Note : on notera la subtilité dans le titre même de la norme qui parle de raccordement des résultats alors qu’il semblerait, suivant le VIM3, que nous devrions parler de traçabilité…

Je suis inscrit à ce groupe de travail car je pense qu’il est très important que les industriels puissent trouver des solutions pragmatiques à cette problématique (traçabilité d’un résultat) qui est trop souvent limitée, dans les audits, à la justification du raccordement des instruments de mesure (les fameux certificats !). La métrologie progressera quand elle saura adaptée les efforts de justification des résultats en fonction de l’importance relative des chaque contributeur à l’incertitude de mesure (Cf, par extrapolation, à la note 4 ci-dessus). Un instrument aux caractéristiques métrologiques « de qualité » est une condition nécessaire, mais surement pas suffisante, pour assurer un résultat de mesure de qualité, un résultat traçable ! Si d’autres facteurs sont plus importants, c’est d’eux qu’il faut s’occuper, et pas de l’instrument ! Rien ne sert de changer ses plaquettes de frein si les pneus sont lisses, c’est du bon sens !

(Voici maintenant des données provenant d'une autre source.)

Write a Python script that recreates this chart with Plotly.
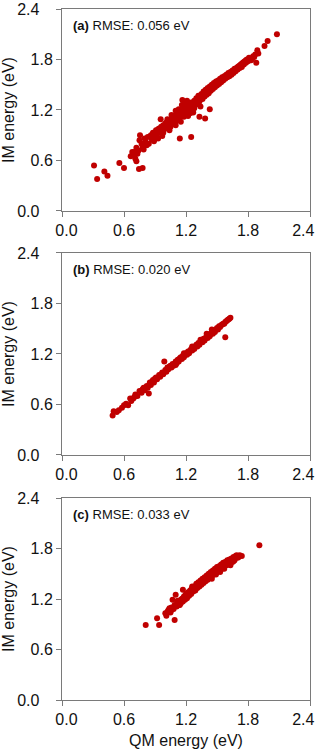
import plotly.graph_objects as go
from plotly.subplots import make_subplots

# (QM energy, IM energy) pairs, eV
points_a = [
    (0.31, 0.54), (0.34, 0.38), (0.41, 0.47), (0.44, 0.42), (0.555, 0.57), (0.60, 0.51),
    (0.745, 0.50), (0.78, 0.51), (0.665, 0.65), (0.70, 0.70), (0.71, 0.62), (0.72, 0.59),
    (0.755, 0.90), (1.14, 0.86), (1.25, 0.88), (1.385, 1.10), (1.43, 1.21), (1.33, 1.12),
    (2.08, 2.10), (1.99, 2.02), (1.96, 1.96), (1.89, 1.91), (1.88, 1.76), (0.955, 1.09),
    (1.165, 1.32), (0.97, 0.89),
    (0.68, 0.70), (0.70, 0.66), (0.72, 0.75), (0.74, 0.72), (0.75, 0.84), (0.77, 0.80),
    (0.78, 0.76), (0.80, 0.86), (0.81, 0.82), (0.83, 0.88), (0.84, 0.80), (0.86, 0.90),
    (0.87, 0.85), (0.88, 0.93), (0.90, 0.88), (0.91, 0.96), (0.92, 0.91), (0.93, 0.86),
    (0.94, 0.98), (0.95, 0.94), (0.96, 1.00), (0.97, 0.95), (0.98, 1.02), (0.99, 0.97),
    (1.00, 1.04), (1.01, 0.99), (1.02, 1.06), (1.03, 1.01), (1.04, 0.96), (1.05, 1.08),
    (1.06, 1.03), (1.07, 1.10), (1.08, 1.05), (1.09, 1.13), (1.10, 1.07), (1.11, 1.15),
    (1.12, 1.10), (1.13, 1.18), (1.14, 1.12), (1.15, 1.06), (1.16, 1.20), (1.17, 1.14),
    (1.18, 1.22), (1.19, 1.17), (1.20, 1.25), (1.21, 1.19), (1.22, 1.13), (1.23, 1.27),
    (1.24, 1.21), (1.25, 1.29), (1.26, 1.23), (1.27, 1.17), (1.28, 1.31), (1.29, 1.26),
    (1.30, 1.34), (1.31, 1.28), (1.32, 1.37), (1.33, 1.30), (1.34, 1.24), (1.35, 1.39),
    (1.36, 1.33), (1.37, 1.42), (1.38, 1.36), (1.39, 1.44), (1.40, 1.38), (1.41, 1.46),
    (1.42, 1.40), (1.43, 1.48), (1.44, 1.43), (1.45, 1.50), (1.46, 1.45), (1.47, 1.52),
    (1.48, 1.47), (1.49, 1.54), (1.50, 1.49), (1.51, 1.55), (1.52, 1.51), (1.53, 1.57),
    (1.54, 1.53), (1.55, 1.59), (1.56, 1.55), (1.57, 1.60), (1.58, 1.57), (1.59, 1.62),
    (1.60, 1.59), (1.61, 1.64), (1.62, 1.60), (1.63, 1.65), (1.64, 1.62), (1.65, 1.67),
    (1.66, 1.64), (1.67, 1.69), (1.68, 1.66), (1.69, 1.70), (1.70, 1.68), (1.71, 1.72),
    (1.72, 1.70), (1.73, 1.74), (1.74, 1.71), (1.75, 1.76), (1.76, 1.74), (1.77, 1.78),
    (1.78, 1.76), (1.79, 1.80), (1.80, 1.78), (1.82, 1.81), (1.83, 1.79), (1.85, 1.84),
    (1.87, 1.86),
    (1.05, 1.00), (1.08, 1.11), (1.10, 1.02), (1.12, 1.16), (1.15, 1.15), (1.18, 1.12),
    (1.20, 1.18), (1.22, 1.23), (1.24, 1.16), (1.26, 1.28), (1.28, 1.22), (1.30, 1.27),
    (1.32, 1.31), (1.34, 1.35), (1.36, 1.37), (1.38, 1.40), (1.40, 1.42), (1.42, 1.44),
    (1.44, 1.46), (1.46, 1.48), (1.48, 1.50), (1.50, 1.52), (1.52, 1.54), (1.54, 1.56),
    (1.56, 1.58), (1.58, 1.60), (1.60, 1.62), (1.62, 1.63), (1.64, 1.65), (1.66, 1.67),
    (1.68, 1.69), (1.70, 1.71), (1.72, 1.73), (1.74, 1.75), (1.76, 1.77), (1.78, 1.79),
    (1.81, 1.82), (1.84, 1.81), (1.86, 1.83), (1.90, 1.87), (1.13, 1.21), (1.19, 1.27),
    (1.02, 1.09), (0.98, 0.93), (0.89, 0.83), (0.82, 0.78), (0.79, 0.73), (0.73, 0.68),
    (1.10, 1.19), (1.16, 1.26), (1.21, 1.31), (1.06, 1.14), (1.01, 1.05), (0.93, 0.97),
]

points_b = [
    (0.99, 1.11), (0.84, 0.73), (1.58, 1.40), (0.49, 0.47), (0.50, 0.52), (0.55, 0.53),
    (0.58, 0.56), (0.62, 0.61), (0.64, 0.59), (0.67, 0.64), (0.69, 0.67), (0.71, 0.72),
    (0.73, 0.70), (0.75, 0.76), (0.77, 0.74), (0.79, 0.80), (0.80, 0.77), (0.82, 0.82),
    (0.83, 0.80), (0.85, 0.86), (0.86, 0.83), (0.88, 0.89), (0.89, 0.86), (0.91, 0.92),
    (0.92, 0.90), (0.94, 0.95), (0.95, 0.93), (0.97, 0.98), (0.98, 0.96), (1.00, 1.01),
    (1.01, 0.99), (1.02, 1.04), (1.03, 1.02), (1.05, 1.06), (1.06, 1.04), (1.07, 1.08),
    (1.08, 1.06), (1.10, 1.11), (1.11, 1.09), (1.12, 1.13), (1.13, 1.11), (1.15, 1.16),
    (1.16, 1.14), (1.17, 1.18), (1.18, 1.16), (1.20, 1.21), (1.21, 1.19), (1.22, 1.23),
    (1.23, 1.21), (1.25, 1.26), (1.26, 1.24), (1.27, 1.28), (1.28, 1.26), (1.30, 1.31),
    (1.31, 1.29), (1.32, 1.33), (1.33, 1.31), (1.35, 1.36), (1.36, 1.34), (1.37, 1.38),
    (1.38, 1.36), (1.40, 1.41), (1.41, 1.39), (1.42, 1.43), (1.43, 1.41), (1.45, 1.46),
    (1.46, 1.44), (1.47, 1.48), (1.48, 1.46), (1.50, 1.51), (1.51, 1.49), (1.52, 1.53),
    (1.54, 1.54), (1.56, 1.56), (1.58, 1.58), (1.60, 1.60), (1.62, 1.62), (1.63, 1.63),
    (0.70, 0.69), (0.78, 0.78), (0.87, 0.87), (0.96, 0.96), (1.04, 1.05), (1.09, 1.08),
    (1.14, 1.15), (1.19, 1.19), (1.24, 1.24), (1.29, 1.29), (1.34, 1.34), (1.39, 1.39),
    (1.44, 1.44), (1.49, 1.49), (1.53, 1.52), (1.57, 1.56), (1.55, 1.55), (1.59, 1.59),
    (1.61, 1.61), (1.45, 1.49), (0.66, 0.67), (0.60, 0.59), (0.53, 0.51),
    (1.18, 1.21), (1.26, 1.29), (1.34, 1.37), (1.40, 1.44), (1.10, 1.07), (0.90, 0.91),
]

points_c = [
    (0.81, 0.89), (0.94, 0.89), (0.92, 0.97), (1.09, 0.95), (1.91, 1.84), (1.07, 1.19),
    (1.10, 1.25), (1.17, 1.31), (1.00, 1.03), (1.01, 1.00), (1.03, 1.07), (1.05, 1.04),
    (1.06, 1.10), (1.08, 1.08), (1.09, 1.13), (1.11, 1.11), (1.12, 1.15), (1.13, 1.13),
    (1.14, 1.18), (1.15, 1.15), (1.16, 1.20), (1.17, 1.17), (1.18, 1.23), (1.19, 1.19),
    (1.20, 1.26), (1.21, 1.21), (1.22, 1.28), (1.23, 1.24), (1.24, 1.30), (1.25, 1.26),
    (1.26, 1.33), (1.27, 1.29), (1.28, 1.35), (1.29, 1.31), (1.30, 1.38), (1.31, 1.33),
    (1.32, 1.40), (1.33, 1.35), (1.34, 1.42), (1.35, 1.37), (1.36, 1.44), (1.37, 1.39),
    (1.38, 1.46), (1.39, 1.41), (1.40, 1.48), (1.41, 1.43), (1.42, 1.50), (1.43, 1.45),
    (1.44, 1.52), (1.45, 1.47), (1.46, 1.54), (1.47, 1.49), (1.48, 1.56), (1.49, 1.51),
    (1.50, 1.58), (1.51, 1.53), (1.52, 1.59), (1.53, 1.55), (1.54, 1.61), (1.55, 1.56),
    (1.56, 1.63), (1.57, 1.58), (1.58, 1.64), (1.59, 1.60), (1.60, 1.66), (1.61, 1.61),
    (1.62, 1.67), (1.63, 1.63), (1.64, 1.68), (1.65, 1.64), (1.66, 1.70), (1.67, 1.66),
    (1.68, 1.71), (1.70, 1.69), (1.72, 1.72), (1.74, 1.71), (1.71, 1.70), (1.69, 1.72),
    (1.66, 1.65), (1.20, 1.22), (1.22, 1.24), (1.24, 1.27), (1.26, 1.29), (1.28, 1.31),
    (1.30, 1.34), (1.32, 1.36), (1.34, 1.38), (1.36, 1.40), (1.38, 1.42), (1.40, 1.44),
    (1.42, 1.46), (1.44, 1.48), (1.46, 1.50), (1.48, 1.52), (1.50, 1.54), (1.52, 1.56),
    (1.54, 1.58), (1.56, 1.60), (1.58, 1.62), (1.60, 1.63), (1.62, 1.65), (1.64, 1.66),
    (1.13, 1.16), (1.15, 1.19), (1.17, 1.21), (1.19, 1.24), (1.21, 1.26), (1.23, 1.28),
    (1.25, 1.31), (1.27, 1.33), (1.29, 1.35), (1.31, 1.37), (1.33, 1.39), (1.35, 1.41),
    (1.37, 1.43), (1.39, 1.45), (1.41, 1.47), (1.43, 1.49), (1.45, 1.51), (1.47, 1.53),
    (1.49, 1.55), (1.51, 1.57), (1.53, 1.59), (1.55, 1.61), (1.57, 1.62), (1.59, 1.64),
    (1.61, 1.65), (1.10, 1.12), (1.06, 1.07), (1.04, 1.09), (1.02, 1.05), (1.12, 1.18),
    (1.14, 1.13), (1.26, 1.35), (1.29, 1.30), (1.49, 1.49), (1.53, 1.52), (1.57, 1.56),
    (1.63, 1.60), (1.45, 1.44),
]

labels = ["(a)", "(b)", "(c)"]
rmse = ["0.056", "0.020", "0.033"]
ticks = [0.0, 0.6, 1.2, 1.8, 2.4]
nb = "\u00a0"
# end labels sit a little inward / further left in the original
x_tick_text = [nb + nb + "0.0", "0.6", "1.2", "1.8", "2.4" + nb * 3]
y_tick_text = ["0.0" + nb * 3, "0.6", "1.2", "1.8", "2.4" + nb * 3]

red = "#C00000"
line_col = "#7a7a7a"
font = "Liberation Sans, Arial, sans-serif"

fig = make_subplots(rows=3, cols=1)

# panel y-domains in paper units (plot area 9..700 px)
domains = [[0.7077, 1.0], [0.3546, 0.6469], [0.0, 0.2923]]

for i, pts in enumerate([points_a, points_b, points_c]):
    qm = [p[0] for p in pts]
    im = [p[1] for p in pts]
    fig.add_trace(go.Scatter(x=qm, y=im, mode="markers",
                             marker=dict(color=red, size=6, line=dict(width=0)),
                             showlegend=False), row=i + 1, col=1)
    fig.update_xaxes(range=[0, 2.4], tickvals=ticks, ticktext=x_tick_text,
                     showline=True, mirror=True, linecolor=line_col, linewidth=1,
                     ticks="outside", ticklen=5, tickcolor=line_col,
                     showgrid=False, zeroline=False, automargin=False,
                     ticklabeloverflow="allow",
                     tickfont=dict(size=16, color="#111", family=font),
                     row=i + 1, col=1)
    fig.update_yaxes(range=[0, 2.4], tickvals=ticks, ticktext=y_tick_text,
                     domain=domains[i],
                     showline=True, mirror=True, linecolor=line_col, linewidth=1,
                     ticks="outside", ticklen=5, tickcolor=line_col,
                     showgrid=False, zeroline=False, automargin=False,
                     ticklabeloverflow="allow",
                     tickfont=dict(size=16, color="#111", family=font),
                     title=dict(text="IM energy (eV)", standoff=3,
                                font=dict(size=16, color="#111", family=font)),
                     row=i + 1, col=1)
    xref = "x domain" if i == 0 else "x%d domain" % (i + 1)
    yref = "y domain" if i == 0 else "y%d domain" % (i + 1)
    fig.add_annotation(text="<b>" + labels[i] + "</b> RMSE: " + rmse[i] + " eV",
                       xref=xref, yref=yref, x=0.035, y=0.92,
                       xanchor="left", yanchor="middle", showarrow=False,
                       font=dict(size=13, color="#111", family=font))

fig.update_xaxes(title=dict(text="QM energy (eV)", standoff=7,
                            font=dict(size=16, color="#111", family=font)),
                 row=3, col=1)

fig.update_layout(width=320, height=752,
                  margin=dict(l=62, r=10, t=9, b=52),
                  plot_bgcolor="white", paper_bgcolor="white",
                  font=dict(family=font))

# drop the browser's default 8px body margin so the figure sits at 0,0
fig.write_html("out.html", config={"displayModeBar": False},
               post_script="document.body.style.margin='0';")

Pour finir, les « conditions difficiles » évoquées dans le titre ne sont pas uniquement « métrologiques ». Elles peuvent également être « logistiques ». J’ai en tête quelques exemples où le raccordement des instruments de mesure impose des démontages qui peuvent être préjudiciables. Au delà des démontages, l’immobilisation des moyens est aussi, très souvent, pénalisante pour l’entreprise. L’idée est donc de proposer des solutions qui évitent ce type de désagrément et les comparaisons inter-instruments (C.2.I, telles que je propose de les nommer) sont probablement une solution efficace, économique et très pertinente… Je vais tacher de les défendre au sein de ce groupe et je vous tiendrai informé sur ce blog, ainsi que sur le forum de discussion que j’anime sur VIADEO (Pour une métrologie autrement).